Fannie Mae sues 9 giant banks over Libor losses

New York City (AFP) - Fannie Mae Thursday sued nine giant banks plus the British Bankers Association over some $800 million in losses due to alleged rate-rigging manipulation in the latest fallout from the Libor scandal.

The government-controlled mortgage finance giant said it lost the money on trades tied to Libor, the widely-used benchmark interest rate that affects the pricing of some $300 trillion in contracts globally.

The suit alleges the banks committed breach of contract and fraud while transacting with Fannie at the same time they submitted false Libor data to the BBA, a trade association that calculates and publishes Libor, or the London Interbank Offered Rate.

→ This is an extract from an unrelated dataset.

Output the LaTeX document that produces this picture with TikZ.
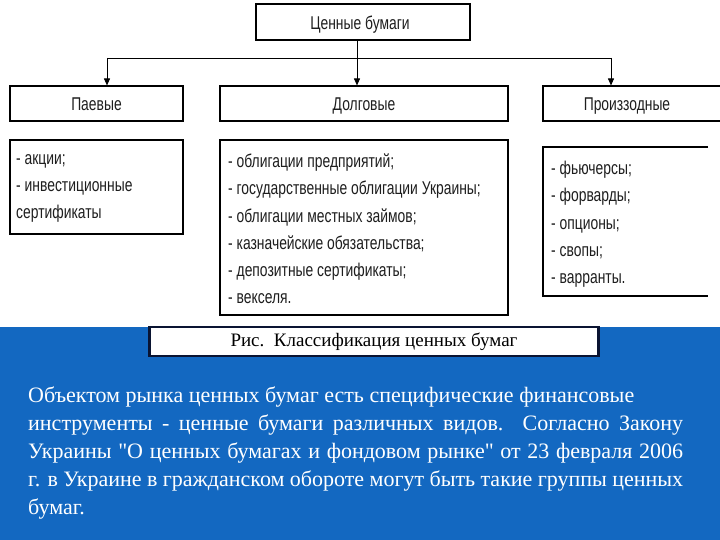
\documentclass[tikz,border=0pt]{standalone}
\usepackage{fontspec}
\setmainfont{Liberation Serif}[Ligatures=TeXOff]
\newfontfamily\narrow[FakeStretch=0.75]{Liberation Sans}
\usetikzlibrary{arrows.meta}
\definecolor{bg}{RGB}{19,104,193}
\definecolor{ink}{RGB}{30,30,30}
\definecolor{capline}{RGB}{10,20,50}
\tikzset{
  box/.style={draw=black, line width=1.1pt, inner sep=0pt},
  head/.style={font=\narrow\fontsize{18.5}{20}\selectfont, text=ink, anchor=base, inner sep=0pt},
  lst/.style={font=\narrow\fontsize{18.5}{27.3}\selectfont, text=ink, align=left, inner sep=0pt, anchor=north west},
  arr/.style={line width=0.9pt, -{Triangle[length=7pt,width=6pt]}}
}
\begin{document}
\begin{tikzpicture}[x=1pt,y=-1pt]
\useasboundingbox (0,0) rectangle (720,540);
\fill[white] (0,0) rectangle (720,540);
% blue lower area
\fill[bg] (0,327) rectangle (720,540);

% top box
\node[box, minimum width=214pt, minimum height=36pt] (top) at (363,22) {};
\node[head] (topT) at (360,30) {Ценные бумаги};

% header boxes
\node[box, minimum width=173pt, minimum height=35pt] (pae) at (96.5,103.5) {};
\node[head] (paeH) at (96.5,111) {Паевые};
\node[box, minimum width=288pt, minimum height=35pt] (dol) at (364,103.5) {};
\node[head] (dolH) at (364,111) {Долговые};
\draw[line width=1.1pt] (722,86) -| (543,121) -- (722,121);
\node[head] (pro) at (627,111) {Произзодные};

% connectors
\coordinate (ja) at (107,0);
\coordinate (jb) at (357,0);
\coordinate (jc) at (611,0);
\coordinate (bus) at (357,58);
\draw[line width=0.9pt] (top.south -| jb) -- (bus);
\draw[line width=0.9pt] (ja |- bus) -- (jc |- bus);
\draw[arr] (ja |- bus) -- (pae.north -| ja);
\draw[arr] (bus) -- (dol.north -| jb);
\draw[arr] (jc |- bus) -- (pae.north -| jc);

% list boxes
\node[box, minimum width=173pt, minimum height=94pt] (paeL) at (96.5,187) {};
\node[lst] (paeT) at (16,154) {- акции;\\- инвестиционные\\сертификаты};

\node[box, minimum width=288pt, minimum height=175pt] (dolL) at (364,227.5) {};
\node[lst] (dolT) at (228,153.5) {- облигации  предприятий;\\- государственные облигации Украины;\\- облигации местных займов;\\- казначейские обязательства;\\- депозитные сертификаты;\\- векселя.};

\draw[line width=1.1pt] (708,147) -| (543,296) -- (708,296);
\node[lst] (proT) at (551,161) {- фьючерсы;\\- форварды;\\- опционы;\\- свопы;\\- варранты.};

% caption
\node[draw=capline, line width=2.4pt, fill=white, minimum width=449pt, minimum height=29pt, inner sep=0pt,
      font=\fontsize{19}{21}\selectfont] (cap) at (374,341.5) {Рис.\ \ Классификация ценных бумаг};

% body text
\node[text=white, text width=655pt, align=justify, inner sep=0pt, anchor=north west,
      font=\fontsize{22}{28}\selectfont] (body) at (28,387)
{Объектом рынка ценных бумаг есть специфические финансовые\\
инструменты - ценные бумаги различных видов. Согласно Закону\linebreak
Украины "О ценных бумагах и фондовом рынке" от 23 февраля 2006\linebreak
г. в Украине в гражданском обороте могут быть такие группы ценных\linebreak
бумаг.};
\end{tikzpicture}
\end{document}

"Defendants' wrongful conduct caused Fannie Mae... to suffer hundreds of millions of dollars in direct foreseeable damages," Fannie said in the suit.

The burgeoning Libor scandal has already resulted in more than $3.5 billion in government settlements with large financial institutions, as well as several criminal prosecutions of former traders at various banks.

Regulators have described a twisted system in which banks colluded with each other to knowingly submit false information to the BBA in order to boost their own profits on trades with counterparties.

Fannie said it had entered into transactions indexed to Libor presuming "an honest Libor rate" determined "in good faith."

However, the banks "wrongfully" manipulated the rate, it charged.

The banks accused are Deutsche Bank, Credit Suisse, Bank of America, Citigroup, JPMorgan Chase, Barclays, UBS, RBS and Rabobank.

The complaint cited recent settlements in which four of the banks -- Barclays, UBS, RBS, Rabobank -- acknowledged wrongful or manipulated reports on the key rate.

Barclays acknowledged that it knew its trading counterparties would suffer "adverse financial consequences" from the manipulation, the complaint said.

The other five banks named as defendants are "all the subject of regulatory investigations regarding alleged Libor manipulation," Fannie said.

Fannie said it could not have reasonably guessed that defendant banks were manipulating their Libor submissions because of denials from the banks of wrongdoing when the viability of Libor was questioned during a brief period in 2008.

The complaint cited analyst reports from Deutsche Bank, JPMorgan and others defending Libor. Media scrutiny of Libor ended after the BBA released a review of the submissions process in November 2008 and promised to heighten scrutiny of questionable submissions.

In July, the British government stripped oversight of Libor from the BBA and said management would be shifted to NYSE Euronext, the owner of the New York Stock Exchange.

In March, Fannie's sister institution, Freddie Mac filed a similar suit against 15 banks for Libor manipulation.